19 June 2018

Time to reverse the cruel and outdated ban on cannabis oil

By Carl Sacklen

Rarely is the cruelty of an outdated policy made as clear as it was last week when Billy Caldwell had his medicinal cannabis oil confiscated. When Billy and his mother Charlotte departed Toronto, they knew the customs officials would be awaiting them on arrival on the other side of the Atlantic. But the pain and anguish that awaited them was no less real.

Upon landing, Billy’s mother declared the cannabis oil and it was swiftly confiscated by officials at Heathrow Airport. Shortly after, Billy – who is severely epileptic – suffered his first seizure in over 300 days. Knowing the plight that was to come, Billy’s mother said the Home Office had “signed [her] son’s death warrant”.
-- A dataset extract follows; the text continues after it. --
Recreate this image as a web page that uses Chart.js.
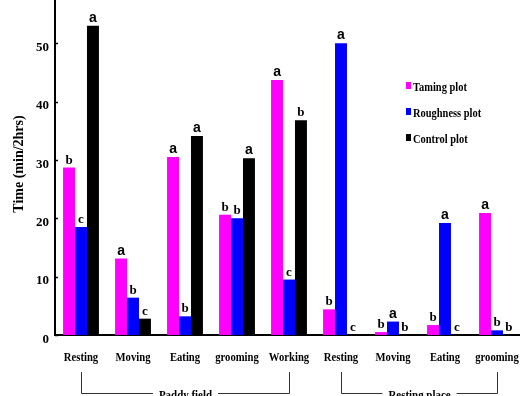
<!DOCTYPE html>
<html>
<head>
<meta charset="utf-8">
<style>
  html, body { margin: 0; padding: 0; background: #fff; overflow: hidden; width: 520px; height: 396px; }
  #wrap { width: 523px; height: 396px; }
</style>
<script src="https://cdn.jsdelivr.net/npm/chart.js@4/dist/chart.umd.min.js"></script>
</head>
<body>
<div id="wrap"><canvas id="c" width="523" height="396"></canvas></div>
<script>
// Activity categories, two locations
const categories = ['Resting', 'Moving', 'Eating', 'grooming', 'Working', 'Resting', 'Moving', 'Eating', 'grooming'];
const groupNames = ['Paddy field', 'Resting place'];
const groupSpans = [[0, 4], [5, 8]];

// Treatments
const seriesNames = ['Taming plot', 'Roughness plot', 'Control plot'];
const seriesColors = ['#ff00ff', '#0000ff', '#000000'];

// Time spent (min/2hrs)
const taming    = [28.7, 13.1, 30.5, 20.6, 43.7, 4.4, 0.5, 1.7, 20.9];
const roughness = [18.5, 6.4, 3.2, 20.0, 9.5, 50.0, 2.3, 19.2, 0.8];
const control   = [53.0, 2.8, 34.1, 30.3, 36.8, 0, 0, 0, 0];

// Significance letters
const tamingLetters    = ['b', 'a', 'a', 'b', 'a', 'b', 'b', 'b', 'a'];
const roughnessLetters = ['c', 'b', 'b', 'b', 'c', 'a', 'a', 'a', 'b'];
const controlLetters   = ['a', 'c', 'a', 'a', 'b', 'c', 'b', 'c', 'b'];

const yTicks = [0, 10, 20, 30, 40, 50];
const yTitle = 'Time (min/2hrs)';

const seriesValues = [taming, roughness, control];
const seriesLetters = [tamingLetters, roughnessLetters, controlLetters];

const SERIF = '"Liberation Serif", "Times New Roman", serif';
const SANS = '"Liberation Sans", Arial, sans-serif';

function squeezed(ctx, text, x, y, sx) {
  ctx.save();
  ctx.translate(x, y);
  ctx.scale(sx, 1);
  ctx.fillText(text, 0, 0);
  ctx.restore();
}

const decorations = {
  id: 'decorations',
  afterDraw(chart) {
    const ctx = chart.ctx;
    const xs = chart.scales.x;
    const ys = chart.scales.y;
    const area = chart.chartArea;
    ctx.save();
    ctx.fillStyle = '#000';
    ctx.strokeStyle = '#000';

    // inward tick marks on the value axis
    ctx.lineWidth = 1.5;
    yTicks.forEach(v => {
      const y = Math.round(ys.getPixelForValue(v)) + 0.5;
      ctx.beginPath();
      ctx.moveTo(area.left, y);
      ctx.lineTo(area.left + 3, y);
      ctx.stroke();
    });

    // value axis title
    ctx.save();
    ctx.translate(19, 164);
    ctx.rotate(-Math.PI / 2);
    ctx.font = 'bold 14px ' + SERIF;
    ctx.textAlign = 'center';
    ctx.textBaseline = 'middle';
    ctx.fillText(yTitle, 0, 0);
    ctx.restore();

    // category labels
    ctx.font = 'bold 13px ' + SERIF;
    ctx.textAlign = 'center';
    ctx.textBaseline = 'alphabetic';
    categories.forEach((c, i) => {
      squeezed(ctx, c, xs.getPixelForValue(i), 361, 0.82);
    });

    // location brackets
    ctx.strokeStyle = '#333';
    ctx.lineWidth = 1;
    groupSpans.forEach((span, g) => {
      const x0 = Math.round(xs.getPixelForValue(span[0])) + 0.5;
      const x1 = Math.round(xs.getPixelForValue(span[1])) + 0.5;
      const yb = 393.5;
      const mid = (x0 + x1) / 2;
      ctx.font = 'bold 13px ' + SERIF;
      const w = ctx.measureText(groupNames[g]).width * 0.84;
      ctx.beginPath();
      ctx.moveTo(x0, 372);
      ctx.lineTo(x0, yb);
      ctx.lineTo(mid - w / 2 - 6, yb);
      ctx.moveTo(mid + w / 2 + 6, yb);
      ctx.lineTo(x1, yb);
      ctx.lineTo(x1, 372);
      ctx.stroke();
      squeezed(ctx, groupNames[g], mid, 399, 0.84);
    });

    // significance letters above bars
    ctx.textAlign = 'center';
    ctx.textBaseline = 'alphabetic';
    seriesLetters.forEach((letters, d) => {
      const meta = chart.getDatasetMeta(d);
      letters.forEach((l, i) => {
        const bar = meta.data[i];
        ctx.font = l === 'a' ? 'bold 14px ' + SANS : 'bold 13px ' + SERIF;
        ctx.fillText(l, bar.x, bar.y - 4);
      });
    });

    // legend
    ctx.textAlign = 'left';
    ctx.font = 'bold 12px ' + SERIF;
    const baselines = [91, 117, 143];
    seriesNames.forEach((n, i) => {
      ctx.fillStyle = seriesColors[i];
      ctx.fillRect(406, baselines[i] - 9, 5, 7);
      ctx.fillStyle = '#000';
      squeezed(ctx, n, 413, baselines[i], 0.87);
    });

    ctx.restore();
  }
};

new Chart(document.getElementById('c'), {
  type: 'bar',
  data: {
    labels: categories,
    datasets: seriesNames.map((n, i) => ({
      label: n,
      data: seriesValues[i],
      backgroundColor: seriesColors[i],
      borderWidth: 0,
      barPercentage: 1,
      categoryPercentage: 0.69
    }))
  },
  options: {
    responsive: false,
    devicePixelRatio: 1,
    animation: false,
    layout: { padding: 0 },
    plugins: { legend: { display: false }, tooltip: { enabled: false } },
    scales: {
      x: {
        grid: { display: false, drawTicks: false },
        border: { color: '#000', width: 2 },
        ticks: { display: false },
        afterFit(s) { s.height = 61; s.paddingLeft = 0; s.paddingRight = 0; }
      },
      y: {
        min: 0,
        max: 57.4,
        grid: { display: false, drawTicks: false },
        border: { color: '#000', width: 2 },
        ticks: {
          color: '#000',
          font: { family: SERIF, size: 13, weight: 'bold' },
          padding: 6,
          labelOffset: 4.5
        },
        afterBuildTicks(s) { s.ticks = yTicks.map(v => ({ value: v })); },
        afterFit(s) { s.width = 55; s.paddingTop = 0; s.paddingBottom = 0; }
      }
    }
  },
  plugins: [decorations]
});
</script>
</body>
</html>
Thankfully the Home Office has now granted Billy a temporary license. This is not enough, however. It is only for 20 days. Frankly, it is shameful that it took a twelve-year-old to suffer through seizures, a helpless mother to plead with the Government, and intense media pressure, for the Government to accept that the current laws need to be evaluated.

The current system is illogical and dated on two fronts.

Firstly, other countries have shown that cannabis oil can be allowed for safe medicinal use.  Canada, the United States, and European nations such as Germany, Italy, the Netherlands and the Czech Republic are miles ahead of Britain when it comes to legalising cannabis for medical use. While the Government shouldn’t be blindly legislating based on what other countries do, we could save lives and money for the NHS if we licensed drugs already approved by rigorous regulators in developed countries.

Secondly, if and when the ban is lifted by the Home Office, the substance will still need to pass several hoops of approval. The fact that cannabis oil is seen as a viable treatment by both the political and medical establishments in other countries makes the whole debacle even more astounding. After all, should it not be doctors, rather than politicians, who prescribe medicine?

There are currently 63,400 children in the UK who suffer from epilepsy and a third of them don’t respond to NHS-prescribed drugs, meaning supplementary drugs often need to be prescribed to address the serious side-effects of the original epilepsy treatment.

The rationale behind the UK’s ban on cannabis oil is that it contains tetrahydrocannabinol (THC), the primary psychoactive constituent of cannabis, which the Home Office reclassified from a Class C to a Class B drug in 2009.

The case of Billy Caldwell illustrates how the Government’s blanket approach is incredibly out of touch with modern medicine. This is not a question of legalising cannabis for recreational use. It’s a completely separate issue – as many countries have successfully identified. Even if the Home Office comes to its senses soon, however, the current system of regulation is insufficient.

The evidence from other countries is overwhelmingly in favour of cannabis oil for medicinal use. However the MHRA, which regulates medicinal drugs in the UK, currently operates under a precautionary principle which makes it extremely risk averse. This means if the Home Office were to lift the ban on medicinal cannabis use, it would still take a long time for it to be made available to those who need it the most.

People like Billy Caldwell shouldn’t have to fly to Canada or the US to find effective relief from their seizures. It’s time for the MHRA to change its approach and allow doctors to recommend drugs which have only passed early stages of trials to particularly needy patients. The current regulatory framework is extremely lengthy and in the case of cannabis oils, extends the suffering of thousands.

Sajid Javid and Jeremy Hunt’s willingness to look at current laws is welcome progress.

The Government must see this as a separate issue from recreational cannabis legalisation and lift the ban on medicinal cannabis oils immediately. Equally importantly, the Government needs to acknowledge that the regulatory bureaucracy is incompatible with international medical innovation. Failure to do so would be an act of cruelty.